Ein muslimischer Kurde nahm daraufhin sein Gewehr und ging zu seinem christlichen Nachbarn und sagte:

- Sei Muslim oder du bist sofort tot!

- Aber ich bin doch dein Nachbar und wir sind gute Freunde.

- Ich verstehe dich nicht. Werde schnell Muslim oder du bist tot.

- Gut! Ich werde Muslim. Aber was soll ich sagen oder tun?

- Werde ganz schnell Muslim, wenn du noch weiter leben willst.

- Gerne! Aber sag mir doch, was ich sagen oder tun muss!

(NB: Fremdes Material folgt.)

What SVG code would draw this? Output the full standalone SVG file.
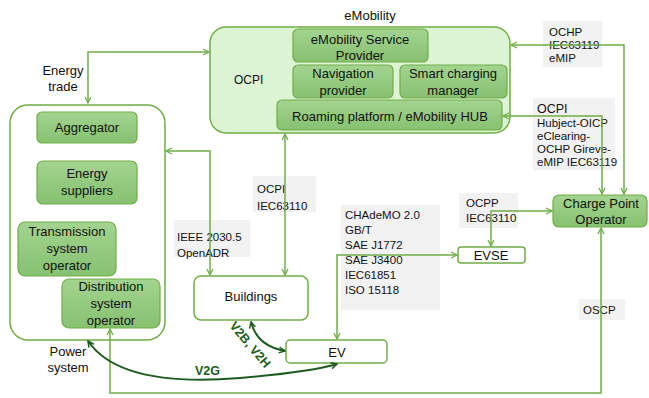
<svg xmlns="http://www.w3.org/2000/svg" width="649" height="398" viewBox="0 0 649 398">
<style>
text{font-family:"Liberation Sans",Arial,sans-serif;fill:#111}
.n{font-size:13px;text-anchor:middle}
.p{font-size:11.5px}
.box{fill:url(#g);stroke:#70ad47;stroke-width:1.2}
.w{fill:#fff;stroke:#70ad47;stroke-width:1.5}
.lab{fill:#f2f2f2}
.c{fill:none;stroke:#70ad47;stroke-width:1.5}
.d{fill:none;stroke:#1e5c20;stroke-width:2}
.dt{font-size:12.5px;font-weight:bold;fill:#1e5c20}
</style>
<defs>
<linearGradient id="g" x1="0" y1="0" x2="0" y2="1"><stop offset="0" stop-color="#a3d490"/><stop offset="1" stop-color="#86c170"/></linearGradient>
<marker id="a" viewBox="0 0 8 8" refX="7" refY="4" markerWidth="8" markerHeight="8" markerUnits="userSpaceOnUse" orient="auto-start-reverse"><path d="M1,1 L7,4 L1,7" fill="none" stroke="#70ad47" stroke-width="1.3"/></marker>
<marker id="b" viewBox="0 0 8 8" refX="7" refY="4" markerWidth="8" markerHeight="8" markerUnits="userSpaceOnUse" orient="auto-start-reverse"><path d="M1,1 L7,4 L1,7" fill="none" stroke="#1e5c20" stroke-width="1.5"/></marker>
</defs>
<rect width="649" height="398" fill="#fff"/>

<g id="emobility">
<rect x="210" y="27" width="300" height="106" rx="16" fill="#dcf3d4" stroke="#70ad47" stroke-width="1.5"/>
<text class="n" x="370" y="20">eMobility</text>
<text x="234" y="84" style="font-size:12px">OCPI</text>
</g>
<g id="emsp"><rect class="box" x="293" y="29" width="135" height="33" rx="5"/><text class="n" x="360" y="44">eMobility Service</text><text class="n" x="360" y="60">Provider</text></g>
<g id="nav"><rect class="box" x="293" y="65" width="100" height="33" rx="5"/><text class="n" x="343" y="78">Navigation</text><text class="n" x="343" y="95">provider</text></g>
<g id="smart"><rect class="box" x="400" y="65" width="107" height="33" rx="5"/><text class="n" x="453" y="78">Smart charging</text><text class="n" x="453" y="95">manager</text></g>
<g id="roaming"><rect class="box" x="277" y="100" width="225" height="30" rx="5"/><text class="n" x="390" y="121">Roaming platform / eMobility HUB</text></g>

<g id="power">
<rect x="10" y="105" width="155" height="235" rx="18" fill="#fff" stroke="#70ad47" stroke-width="1.5"/>
<text class="n" x="63" y="75">Energy</text><text class="n" x="63" y="91">trade</text>
<text class="n" x="68" y="356">Power</text><text class="n" x="68" y="372">system</text>
</g>
<g id="aggregator"><rect class="box" x="37" y="112" width="100" height="31" rx="5"/><text class="n" x="87" y="132">Aggregator</text></g>
<g id="suppliers"><rect class="box" x="37" y="161" width="100" height="43" rx="6"/><text class="n" x="87" y="178">Energy</text><text class="n" x="87" y="195">suppliers</text></g>
<g id="tso"><rect class="box" x="18" y="222" width="98" height="54" rx="7"/><text class="n" x="67" y="236">Transmission</text><text class="n" x="67" y="253">system</text><text class="n" x="67" y="270">operator</text></g>
<g id="dso"><rect class="box" x="62" y="279" width="98" height="49" rx="7"/><text class="n" x="111" y="291">Distribution</text><text class="n" x="111" y="308">system</text><text class="n" x="111" y="325">operator</text></g>

<g id="buildings"><rect class="w" x="194" y="276" width="114" height="44" rx="7"/><text class="n" x="251" y="301">Buildings</text></g>
<g id="ev"><rect class="w" x="286" y="340" width="101" height="23" rx="4"/><text class="n" x="337" y="357">EV</text></g>
<g id="evse"><rect class="w" x="458" y="247" width="67" height="16" rx="3"/><text class="n" x="491" y="260">EVSE</text></g>
<g id="cpo"><rect class="box" x="553" y="195" width="94" height="32" rx="6"/><text class="n" x="601" y="208">Charge Point</text><text class="n" x="601" y="224">Operator</text></g>

<g id="labels">
<rect class="lab" x="543" y="21" width="59" height="46"/>
<text class="p" x="549" y="36">OCHP</text><text class="p" x="549" y="49">IEC63119</text><text class="p" x="549" y="62">eMIP</text>
<rect class="lab" x="533" y="98" width="82" height="72"/>
<text x="537" y="113" style="font-size:12.5px">OCPI</text>
<text class="p" x="537" y="127">Hubject-OICP</text><text class="p" x="537" y="140">eClearing-</text><text class="p" x="537" y="153">OCHP Gireve-</text><text class="p" x="537" y="166">eMIP IEC63119</text>
<rect class="lab" x="253" y="176" width="63" height="36"/>
<text class="p" x="257" y="193">OCPI</text><text class="p" x="257" y="210">IEC63110</text>
<rect class="lab" x="174" y="220" width="76" height="37"/>
<text class="p" x="177" y="241">IEEE 2030.5</text><text class="p" x="177" y="257">OpenADR</text>
<rect class="lab" x="341" y="205" width="99" height="105"/>
<text class="p" x="345" y="219">CHAdeMO 2.0</text><text class="p" x="345" y="234">GB/T</text><text class="p" x="345" y="249">SAE J1772</text><text class="p" x="345" y="264">SAE J3400</text><text class="p" x="345" y="279">IEC61851</text><text class="p" x="345" y="294">ISO 15118</text>
<rect class="lab" x="459" y="193" width="59" height="35"/>
<text class="p" x="466" y="207">OCPP</text><text class="p" x="466" y="222">IEC63110</text>
<rect class="lab" x="579" y="299" width="46" height="21"/>
<text class="p" x="583" y="314">OSCP</text>
</g>

<g id="connectors">
<polyline class="c" points="88,103 88,52 209,52" marker-start="url(#a)" marker-end="url(#a)"/>
<polyline class="c" points="166,151 210,151 210,275" marker-start="url(#a)" marker-end="url(#a)"/>
<line class="c" x1="285" y1="134" x2="285" y2="275" marker-start="url(#a)" marker-end="url(#a)"/>
<polyline class="c" points="511,45 624,45 624,194" marker-start="url(#a)" marker-end="url(#a)"/>
<polyline class="c" points="503,116 602,116 602,194" marker-start="url(#a)" marker-end="url(#a)"/>
<polyline class="c" points="337,339 337,255 457,255" marker-start="url(#a)" marker-end="url(#a)"/>
<polyline class="c" points="491,246 491,211 552,211" marker-start="url(#a)" marker-end="url(#a)"/>
<polyline class="c" points="601,228 601,393 110,393 110,329" marker-start="url(#a)" marker-end="url(#a)"/>
<path class="d" d="M251,322 Q257,346 285,351" marker-start="url(#b)" marker-end="url(#b)"/>
<path class="d" d="M88,341 Q120,388 240,378 Q310,372 337,364" marker-start="url(#b)" marker-end="url(#b)"/>
<text class="dt" x="0" y="0" transform="translate(229,326) rotate(50)">V2B, V2H</text>
<text class="dt" x="195" y="375">V2G</text>
</g>
</svg>
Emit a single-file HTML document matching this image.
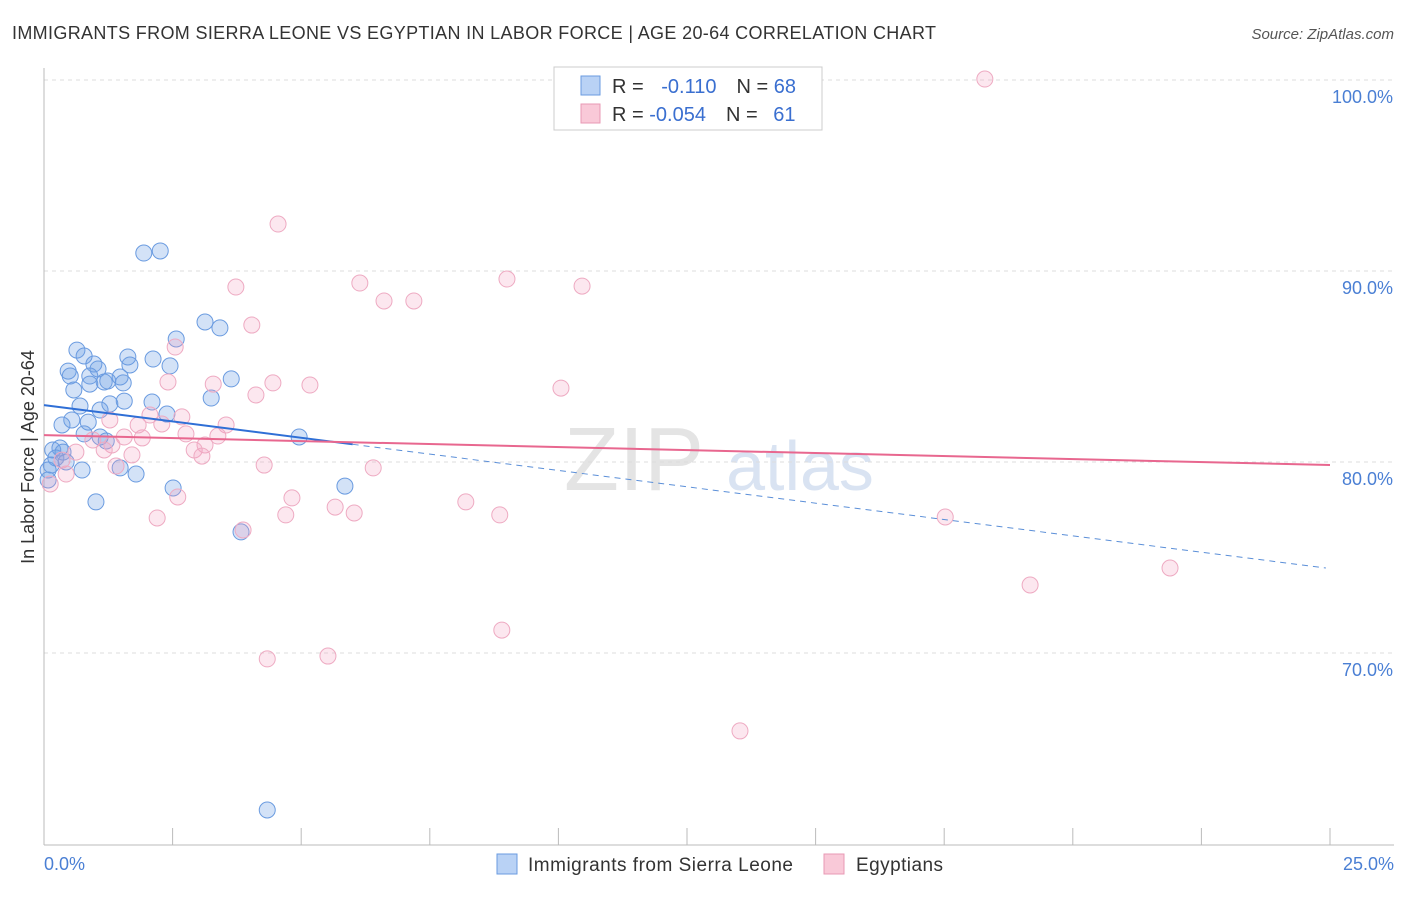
<!DOCTYPE html>
<html><head><meta charset="utf-8"><style>
body{margin:0;background:#fff;font-family:"Liberation Sans",sans-serif;}
svg text{font-family:"Liberation Sans",sans-serif;}
</style></head><body>
<svg id="chart" width="1406" height="892">
<text x="12" y="39" font-size="18" fill="#333" textLength="924">IMMIGRANTS FROM SIERRA LEONE VS EGYPTIAN IN LABOR FORCE | AGE 20-64 CORRELATION CHART</text>
<text x="1394" y="39" font-size="15" fill="#555" text-anchor="end" font-style="italic">Source: ZipAtlas.com</text>
<text x="634" y="490" font-size="90" fill="#e4e4e4" font-family="Liberation Serif" text-anchor="middle">ZIP</text>
<text x="800" y="490" font-size="70" fill="#d9e3f2" text-anchor="middle">atlas</text>
<g id="grid"></g><g id="axes"></g><g id="pts"></g><g id="trends"></g>
<text transform="translate(34,457) rotate(-90)" font-size="18" fill="#333" text-anchor="middle">In Labor Force | Age 20-64</text>
<text x="44" y="870" font-size="18" fill="#4a7fd4">0.0%</text>
<text x="1394" y="870" font-size="18" fill="#4a7fd4" text-anchor="end">25.0%</text>
<g>
<rect x="554" y="67" width="268" height="63" fill="#fff" stroke="#ccc"/>
<rect x="581" y="76" width="19" height="19" fill="#b9d2f5" stroke="#6a9be0"/>
<rect x="581" y="104" width="19" height="19" fill="#f9c9d8" stroke="#e899b4"/>
<text x="612" y="93" font-size="20" fill="#333">R = <tspan fill="#3a6fd0" dx="12">-0.110</tspan><tspan dx="20" fill="#333">N = </tspan><tspan fill="#3a6fd0">68</tspan></text>
<text x="612" y="121" font-size="20" fill="#333">R = <tspan fill="#3a6fd0">-0.054</tspan><tspan dx="20" fill="#333">N = </tspan><tspan fill="#3a6fd0" dx="10">61</tspan></text>
</g>
<g>
<rect x="497" y="854" width="20" height="20" fill="#b9d2f5" stroke="#6a9be0"/>
<text x="528" y="871" font-size="19" fill="#333" textLength="265">Immigrants from Sierra Leone</text>
<rect x="824" y="854" width="20" height="20" fill="#f9c9d8" stroke="#e899b4"/>
<text x="856" y="871" font-size="19" fill="#333" textLength="87">Egyptians</text>
</g>
</svg>
<script>
const yTicks=[100,90,80,70];
const xTicks=[0,2.5,5,7.5,10,12.5,15,17.5,20,22.5,25];
const blueX=[1.94,2.26,3.13,3.42,2.57,0.64,0.78,0.47,0.51,0.97,1.05,1.63,1.67,2.12,2.45,0.89,1.17,1.24,1.48,1.54,3.64,3.25,0.58,0.89,2.10,0.70,1.09,1.28,1.56,2.39,0.54,0.35,0.86,0.78,1.09,1.21,0.31,0.17,0.23,0.14,0.08,0.74,1.48,1.79,0.08,1.01,2.51,4.96,5.85,3.83,4.34,0.37,0.43];
const blueY=[90.94,91.05,87.33,87.02,86.44,85.86,85.55,84.76,84.50,85.13,84.87,85.50,85.08,85.39,85.03,84.50,84.19,84.24,84.45,84.14,84.35,83.35,83.77,84.08,83.14,82.93,82.72,83.04,83.19,82.51,82.20,81.94,82.09,81.47,81.31,81.10,80.73,80.63,80.21,79.84,79.58,79.58,79.69,79.37,79.06,77.91,78.64,81.31,78.74,76.34,61.78,80.52,80.0];
const pinkX=[18.29,4.55,3.73,6.14,9.00,10.46,6.61,7.19,4.04,2.55,2.41,3.29,4.45,5.17,4.12,10.05,2.06,2.68,2.29,3.54,2.76,3.38,1.91,3.13,2.92,3.07,1.56,1.32,1.17,1.71,1.40,0.95,0.62,0.35,0.43,0.12,4.28,6.40,2.60,4.82,4.70,5.66,6.03,8.20,8.86,2.20,3.87,17.52,21.89,19.17,8.90,4.34,5.52,13.53,1.28,1.83];
const pinkY=[100.05,92.46,89.16,89.37,89.58,89.21,88.43,88.43,87.17,86.02,84.19,84.08,84.14,84.03,83.51,83.87,82.46,82.36,81.99,81.94,81.47,81.36,81.26,80.89,80.63,80.31,81.31,80.89,80.63,80.37,79.79,81.15,80.52,80.10,79.37,78.85,79.84,79.69,78.17,78.12,77.23,77.64,77.33,77.91,77.23,77.07,76.44,77.12,74.45,73.56,71.20,69.69,69.84,65.92,82.20,81.94];
const blueTrend=[82.98,-0.3423];
const pinkTrend=[81.41,-0.0628];
const X=v=>44+v/25*1286, Y=v=>80+(100-v)*19.1;
const NS='http://www.w3.org/2000/svg';
function mk(tag,parent,attrs){const e=document.createElementNS(NS,tag);for(const k in attrs)e.setAttribute(k,attrs[k]);document.getElementById(parent).appendChild(e);return e;}
yTicks.forEach(t=>{
 const l=mk('line','grid',{x1:44,x2:1394,y1:Y(t),y2:Y(t),stroke:'#ddd','stroke-dasharray':'4,4'});
 
 
 const tx=mk('text','grid',{x:1393,y:Y(t)+23,'font-size':18,fill:'#4a7fd4','text-anchor':'end'});
 tx.textContent=t.toFixed(1)+'%';
 
 
});
const ax=mk('line','axes',{x1:44,x2:44,y1:68,y2:845,stroke:'#bbb'});


const bx=mk('line','axes',{x1:44,x2:1394,y1:845,y2:845,stroke:'#bbb'});


xTicks.forEach(t=>{
 const l=mk('line','axes',{x1:X(t),x2:X(t),y1:828,y2:845,stroke:'#bbb'});
 
 
});
blueX.forEach((v,i)=>{
 const c=mk('circle','pts',{cx:X(v),cy:Y(blueY[i]),r:8,fill:'rgba(110,160,230,0.3)',stroke:'#6a9be0','stroke-width':1});
 
 
});
pinkX.forEach((v,i)=>{
 const c=mk('circle','pts',{cx:X(v),cy:Y(pinkY[i]),r:8,fill:'rgba(245,160,190,0.25)',stroke:'#eeaac2','stroke-width':1});
 
 
});
const bl=mk('line','trends',{x1:X(0),y1:Y(blueTrend[0]),x2:X(6),y2:Y(blueTrend[0]+blueTrend[1]*6),stroke:'#2f6fd6','stroke-width':2});


const bd=mk('line','trends',{x1:X(6),y1:Y(blueTrend[0]+blueTrend[1]*6),x2:X(24.92),y2:Y(blueTrend[0]+blueTrend[1]*24.92),stroke:'#5b8fd8','stroke-width':1,'stroke-dasharray':'6,5'});


const pl=mk('line','trends',{x1:X(0),y1:Y(pinkTrend[0]),x2:X(25),y2:Y(pinkTrend[0]+pinkTrend[1]*25),stroke:'#e8678f','stroke-width':2});


</script>
</body></html>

Der Muslim überlegte etwas, dann stellte er sein Gewehr hin:

- Bei Allah, das weiß ich auch nicht“.298

Das ist nur eine Geschichte, aber sie mag sich so zugetragen haben. Deshalb kann man sagen, dass die blinde Anwendung der islamischen Strafgesetze in solchen Fällen nicht viel nutzt. Hier kann man mit den Verfassern des offiziellen Lehrbuchs der irakischen Schulen „Neue Geschichte“ einverstanden sein, wenn sie die Enthaltsamkeit der „schlechten Leute“ von Missetaten nur als Resultat der strengen Regierung Mīr-ī Kōras betrachteten:

„Muḥammad Pāšā befolgte beim Regieren die Gesetze der Religion. Dieben wurden die Hände abgehauen, und Mörder wurden hingerichtet. Wegen dieser unnachsichtigen Härte ließen die schlechten Leute von üblen und verbotenen Taten ab“.299

b. Die islamisch geprägte Regierung gab den fanatischen ‘Ulamā die Rechtspflege in die Hand, die somit ihrem Gutdünken ausgeliefert war. Infolgedessen wurden Yazīdī und Christen unbarmherzig angegriffen. Dies brachte Mīr-ī Kōra viele Feinde unter den Nicht-Muslimen gerade zu einer Zeit ein, als das Osmanische Reich sich darauf vorbereitete, Mīr-ī Kōra und die anderen kurdischen Fürsten anzugreifen.300 Mīr-ī Kōra hätte aus diesen Yazīdī und Christen für sich treue Verbündete gegen die Osmanen schaffen können, wenn er nicht so fanatisch eingestellt gewesen wäre und entsprechend gehandelt hätte.